**Set task:**
Only the lines from the top of the listing below to the line that has "plt.rcParams['mathtext.bf'] = 'Liberation" should be echoed, with both ends kept and pictures left out.

****************

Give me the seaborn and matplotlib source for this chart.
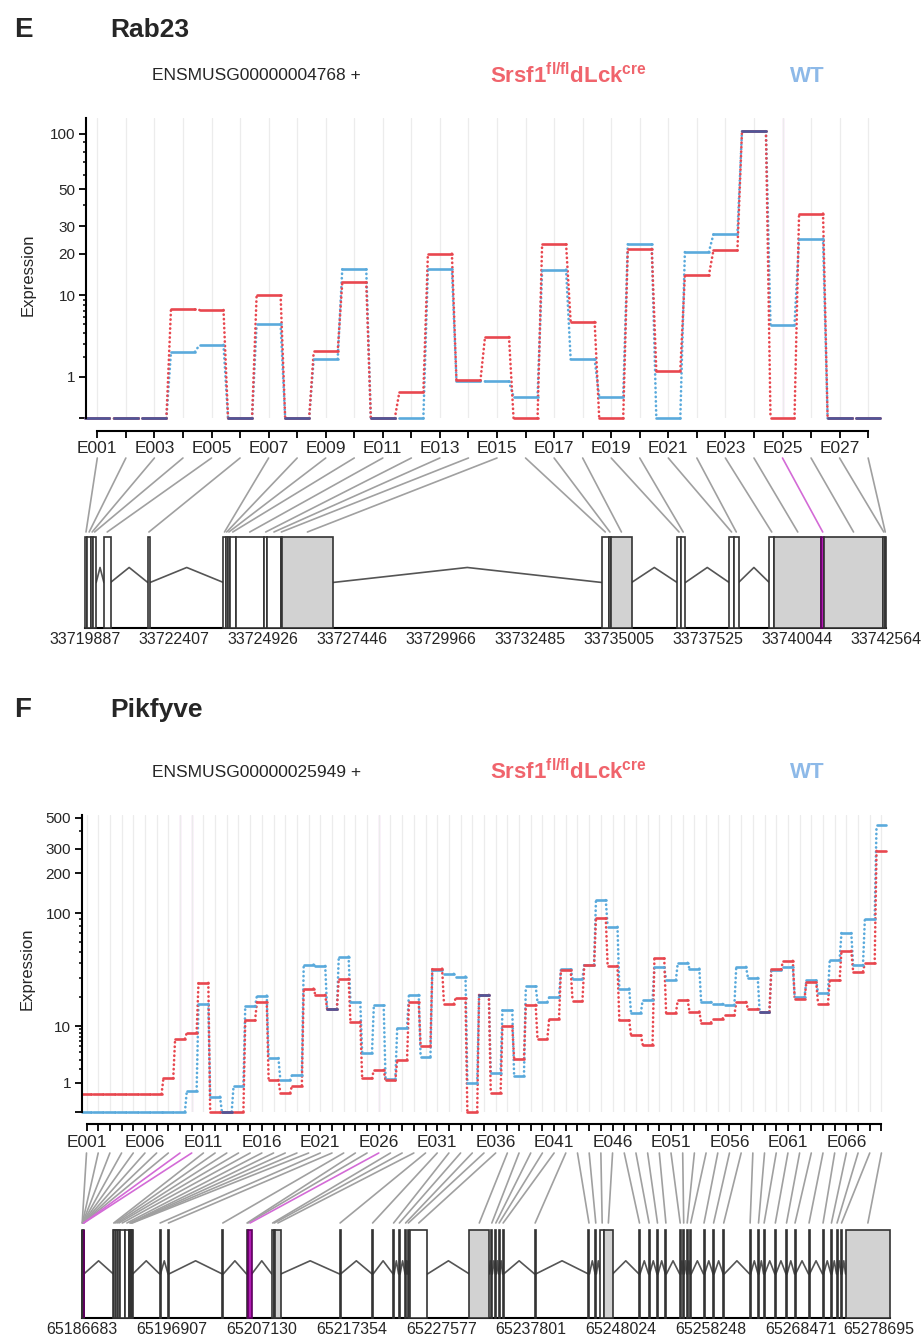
import numpy as np
import pandas as pd
import matplotlib
matplotlib.use('Agg')
import matplotlib.pyplot as plt
import seaborn as sns
from matplotlib.patches import Rectangle, ConnectionPatch
from matplotlib.transforms import blended_transform_factory, ScaledTranslation

sns.set_style('white')
plt.rcParams['font.family'] = ['Liberation Sans', 'DejaVu Sans']
plt.rcParams['mathtext.fontset'] = 'custom'
plt.rcParams['mathtext.rm'] = 'Liberation Sans'
plt.rcParams['mathtext.bf'] = 'Liberation Sans:bold'

# ---------------- data ----------------
# Rab23 (28 exonic bins)
rab_ko = [0, 0, 0, 7.2, 7.1, 0, 10, 0, 2.4, 12.5, 0, 0.55, 20, 0.88, 3.6, 0, 23, 5.3, 0,
          21.4, 1.27, 14, 21, 103, 0, 35.7, 0, 0]
rab_wt = [0, 0, 0, 2.37, 2.9, 0, 5.0, 0, 1.9, 15.5, 0, 0, 15.5, 0.86, 0.85, 0.43, 15.4, 1.88,
          0.43, 23, 0, 20.5, 26.6, 103, 4.9, 25, 0, 0]
rab_start = [33719887, 33719944, 33720065, 33720113, 33720422, 33721665, 33723808, 33723865,
             33723930, 33723992, 33724148, 33724955, 33725051, 33725422, 33725470, 33734523,
             33734710, 33734787, 33736650, 33736760, 33738124, 33738260, 33739259, 33739398,
             33740734, 33740811, 33742479, 33742522]
rab_end = [33719944, 33720065, 33720113, 33720204, 33720609, 33721727, 33723865, 33723930,
           33723992, 33724148, 33724955, 33725051, 33725422, 33725470, 33726897, 33734710,
           33734787, 33735361, 33736760, 33736884, 33738260, 33738390, 33739398, 33740734,
           33740811, 33742479, 33742522, 33742564]
rab_range = (33719887, 33742564)
rab_shaded = ['E015', 'E018', 'E024', 'E026']
rab_signif = ['E025']

# Pikfyve (69 exonic bins)
pik_ko = [0.53, 0.53, 0.53, 0.53, 0.53, 0.53, 0.53, 1.29, 6.5, 8.0,
          27, 0, 0, 0, 11.5, 17.8, 1.17, 0.57, 0.87, 23.9,
          20.9, 15.1, 29.4, 11.1, 1.29, 1.94, 1.15, 3.0, 17.6, 5.1,
          36, 17, 19.5, 0, 20.9, 0.57, 10, 3.1, 16.6, 6.5,
          12, 35, 18.2, 38.5, 91.7, 38, 11.5, 7.3, 5.3, 44,
          13.8, 18.6, 14.2, 10.9, 12, 13, 17.8, 15.1, 14.2, 35.5,
          42, 19.2, 27.5, 17, 28.4, 51, 34, 40, 290]
pik_wt = [0, 0, 0, 0, 0, 0, 0, 0, 0, 0.64,
          17, 0.43, 0, 0.85, 16.1, 20.6, 3.2, 1.17, 1.53, 39,
          38, 15.1, 45.6, 17.6, 3.9, 16.4, 1.25, 9.5, 20.9, 3.4,
          35, 32.5, 30.8, 1.0, 20.9, 1.66, 14.6, 1.45, 25.1, 17.8,
          19.9, 35.5, 29.4, 39, 126, 78.6, 23.9, 13.8, 18.8, 37,
          28.8, 40.4, 36, 17.8, 17, 16.6, 37.3, 30, 14.2, 35,
          37.3, 20, 28.4, 21.6, 42.6, 70.3, 38.5, 90, 441]
pik_start = [65186683, 65186703, 65186723, 65186743, 65186763, 65186783, 65186803, 65186823,
             65186843, 65186863, 65190237, 65190339, 65190544, 65190772, 65191000, 65191512,
             65192059, 65192162, 65192253, 65192344, 65195522, 65196467, 65202652, 65205408,
             65205522, 65205613, 65208278, 65208483, 65208654, 65216001, 65219703, 65222095,
             65222721, 65223461, 65223746, 65224031, 65230785, 65233279, 65233735, 65234111,
             65234567, 65238211, 65244339, 65245102, 65245672, 65246127, 65250091, 65251183,
             65252141, 65253098, 65254727, 65255126, 65255524, 65255923, 65257438, 65258531,
             65259682, 65262688, 65263645, 65264283, 65265559, 65266834, 65267803, 65269397,
             65270992, 65271949, 65272586, 65273099, 65273611]
pik_end = [65186703, 65186723, 65186743, 65186763, 65186783, 65186803, 65186823, 65186843,
           65186863, 65186883, 65190339, 65190544, 65190772, 65191000, 65191512, 65192059,
           65192162, 65192253, 65192344, 65192446, 65195613, 65196558, 65202754, 65205522,
           65205613, 65206000, 65208483, 65208654, 65209304, 65216115, 65219817, 65222208,
           65222892, 65223575, 65223917, 65226001, 65233029, 65233393, 65233849, 65234225,
           65234680, 65238325, 65244453, 65245239, 65246127, 65247084, 65250205, 65251298,
           65252255, 65253212, 65254841, 65255239, 65255638, 65256037, 65257552, 65258645,
           65259795, 65262802, 65263759, 65264397, 65265673, 65266948, 65267916, 65269511,
           65271106, 65272062, 65272700, 65273213, 65278695]
pik_range = (65186683, 65278695)
pik_shaded = ['E029', 'E037', 'E046', 'E069']
pik_signif = ['E009', 'E010', 'E026']

RED = '#E8474F'
BLUE = '#5AAADC'
BOTH = '#4E5799'
PINK = '#F3C4EE'
MAGENTA = '#D36BD6'

# y scale (DEXSeq style, compressed at low counts)
KN_X = np.array([0, 1, 10, 20, 30, 50, 100, 200, 300, 500, 100000])
KN_F = np.array([0, 0.257, 0.76, 1.018, 1.188, 1.418, 1.76, 2.115, 2.334, 2.61, 5.46])
KN_G = np.log10(KN_X + 1)


def fwd(y):
    y = np.asarray(y, dtype=float)
    return np.interp(np.log10(np.clip(y, 0, None) + 1), KN_G, KN_F)


def inv(f):
    f = np.asarray(f, dtype=float)
    return 10 ** np.interp(f, KN_F, KN_G) - 1


W, H = 921, 1339
fig = plt.figure(figsize=(W / 100, H / 100), dpi=100)


def fr(left, top, right, bottom):
    return [left / W, 1 - bottom / H, (right - left) / W, (bottom - top) / H]


def draw_expression(ax, ko, wt, xlim, ymax, yticks, yminor, step, signif):
    n = len(ko)
    half = 0.42
    flat, conn, both = [], [], []
    for cond, vals in (('wt', wt), ('ko', ko)):
        for i, v in enumerate(vals, start=1):
            flat += [dict(cond=cond, seg=i, x=i - half, y=v), dict(cond=cond, seg=i, x=i + half, y=v)]
            if i < n:
                conn += [dict(cond=cond, seg=i, x=i + half, y=v),
                         dict(cond=cond, seg=i, x=i + 1 - half, y=vals[i])]
    for i in range(1, n + 1):
        if ko[i - 1] == wt[i - 1]:
            both += [dict(seg=i, x=i - half, y=ko[i - 1]), dict(seg=i, x=i + half, y=ko[i - 1])]
    flat, conn, both = pd.DataFrame(flat), pd.DataFrame(conn), pd.DataFrame(both)
    pal = {'ko': RED, 'wt': BLUE}

    ax.set_yscale('function', functions=(fwd, inv))
    ax.set_xlim(*xlim)
    ax.set_ylim(0, ymax)
    ax.set_axisbelow(True)
    ax.set_xticks(range(1, n + 1))
    ax.grid(axis='x', color='#ECECEC', lw=0.9)
    ax.grid(axis='y', visible=False)
    for name in signif:
        ax.axvline(int(name[1:]), color=PINK, lw=1.0, zorder=0.5)

    sns.lineplot(data=conn, x='x', y='y', hue='cond', units='seg', estimator=None, palette=pal,
                 legend=False, ax=ax, lw=1.9, linestyle=(0, (0.1, 1.6)), dash_capstyle='round',
                 sort=False, clip_on=False)
    sns.lineplot(data=flat, x='x', y='y', hue='cond', units='seg', estimator=None, palette=pal,
                 legend=False, ax=ax, lw=1.9, sort=False, clip_on=False)
    if len(both):
        sns.lineplot(data=both, x='x', y='y', units='seg', estimator=None, color=BOTH,
                     legend=False, ax=ax, lw=1.9, sort=False, clip_on=False)

    ax.set_xticklabels([f'E{i:03d}' if (i - 1) % step == 0 else '' for i in range(1, n + 1)])
    ax.set_yticks(yticks)
    ax.set_yticklabels(['' if t == 0 else str(t) for t in yticks])
    ax.set_yticks(yminor, minor=True)
    ax.tick_params(axis='both', which='major', direction='out', length=5, width=1.3,
                   color='black', pad=2.5, left=True, bottom=True)
    ax.tick_params(axis='x', which='major', labelsize=12.5)
    ax.tick_params(axis='y', which='major', labelsize=11)
    ax.tick_params(axis='y', which='minor', direction='out', length=2.5, width=1.1,
                   color='black', left=True)
    for s in ('top', 'right'):
        ax.spines[s].set_visible(False)
    for s in ('left', 'bottom'):
        ax.spines[s].set_color('black')
        ax.spines[s].set_linewidth(1.5)
    ax.spines['bottom'].set_position(('outward', 9))
    ax.spines['bottom'].set_bounds(1, n)
    ax.set_xlabel('')
    ax.set_ylabel('Expression', fontsize=12)


def draw_gene(ax, starts, ends, grange, shaded, signif, peak):
    for e, s in zip(ends[:-1], starts[1:]):
        if s > e:
            ax.plot([e, (e + s) / 2, s], [0.5, 0.5 + peak, 0.5], color='#555555', lw=1.2)
    for k, (s, e) in enumerate(zip(starts, ends)):
        name = f'E{k + 1:03d}'
        if name in signif:
            fc, ec = '#B21BB5', '#5E005E'
        elif name in shaded:
            fc, ec = '#D2D2D2', '#333333'
        else:
            fc, ec = 'white', '#333333'
        ax.add_patch(Rectangle((s, 0), e - s, 1, facecolor=fc, edgecolor=ec, lw=1.2,
                               clip_on=False, zorder=3))
    ax.set_xlim(*grange)
    ax.set_ylim(0, 1)
    ticks = np.linspace(grange[0], grange[1], 10)
    ax.set_xticks(ticks)
    ax.set_xticklabels([f'{int(round(t))}' for t in ticks])
    ax.set_yticks([])
    ax.tick_params(axis='x', length=0, pad=3, labelsize=11.5)
    for s in ('top', 'left', 'right'):
        ax.spines[s].set_visible(False)
    ax.spines['bottom'].set_color('black')
    ax.spines['bottom'].set_linewidth(1.5)


def connect(ax_expr, ax_gene, starts, ends, signif, top_px, gene_y):
    trans_top = blended_transform_factory(ax_expr.transData, fig.transFigure)
    for k, (s, e) in enumerate(zip(starts, ends)):
        name = f'E{k + 1:03d}'
        col = MAGENTA if name in signif else '#A0A0A0'
        con = ConnectionPatch(xyA=(k + 1, 1 - top_px / H), coordsA=trans_top,
                              xyB=((s + e) / 2, gene_y), coordsB=ax_gene.transData,
                              color=col, lw=1.2, zorder=1 if col != MAGENTA else 2)
        fig.add_artist(con)


def header(y_title, y_sub, letter, gene, ens):
    fig.text(14 / W, 1 - y_title / H, letter, fontsize=20, fontweight='bold', va='center')
    fig.text(110 / W, 1 - y_title / H, gene, fontsize=19, fontweight='bold', va='center')
    fig.text(152 / W, 1 - y_sub / H, ens, fontsize=12.5, va='center')
    fig.text(490 / W, 1 - y_sub / H, r'$\mathbf{Srsf1^{fl/fl}dLck^{cre}}$', fontsize=16,
             color='#F0646C', va='center')
    fig.text(790 / W, 1 - y_sub / H, 'WT', fontsize=16, fontweight='bold', color='#8DB9E8',
             va='center')


# ---------------- panel E: Rab23 ----------------
header(30, 76, 'E', 'Rab23', 'ENSMUSG00000004768 +')
ax1 = fig.add_axes(fr(86, 118, 882, 418.3))
draw_expression(ax1, rab_ko, rab_wt, (0.604, 28.485), 121,
                [0, 1, 10, 20, 30, 50, 100], [2, 3, 4, 5, 6, 7, 8, 9, 40, 60, 70, 80, 90],
                2, rab_signif)
ax1.yaxis.set_label_coords(-0.063, 0.477)
g1 = fig.add_axes(fr(85, 537, 886, 628))
draw_gene(g1, rab_start, rab_end, rab_range, rab_shaded, rab_signif, 0.165)
connect(ax1, g1, rab_start, rab_end, rab_signif, 458, 1 + 5 / 91)

# ---------------- panel F: Pikfyve ----------------
header(710, 772, 'F', 'Pikfyve', 'ENSMUSG00000025949 +')
ax2 = fig.add_axes(fr(81.5, 815, 886.7, 1111.7))
draw_expression(ax2, pik_ko, pik_wt, (0.572, 69.45), 523,
                [0, 1, 10, 100, 200, 300, 500],
                [2, 3, 4, 5, 6, 7, 8, 9, 20, 30, 40, 50, 60, 70, 80, 90, 400],
                5, pik_signif)
ax2.yaxis.set_label_coords(-0.058, 0.481)
g2 = fig.add_axes(fr(82.1, 1230, 890.2, 1318))
draw_gene(g2, pik_start, pik_end, pik_range, pik_shaded, pik_signif, 0.15)
connect(ax2, g2, pik_start, pik_end, pik_signif, 1153, 1 + 7 / 88)

# keep the last genomic label inside the figure edge
last = g2.get_xticklabels()[-1]
last.set_transform(last.get_transform() + ScaledTranslation(-8 / 72, 0, fig.dpi_scale_trans))

fig.savefig('out.png', dpi=100)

****************

**Result for this task:**
Give me the seaborn and matplotlib source for this chart.
import numpy as np
import pandas as pd
import matplotlib
matplotlib.use('Agg')
import matplotlib.pyplot as plt
import seaborn as sns
from matplotlib.patches import Rectangle, ConnectionPatch
from matplotlib.transforms import blended_transform_factory, ScaledTranslation

sns.set_style('white')
plt.rcParams['font.family'] = ['Liberation Sans', 'DejaVu Sans']
plt.rcParams['mathtext.fontset'] = 'custom'
plt.rcParams['mathtext.rm'] = 'Liberation Sans'
plt.rcParams['mathtext.bf'] = 'Liberation Sans:bold'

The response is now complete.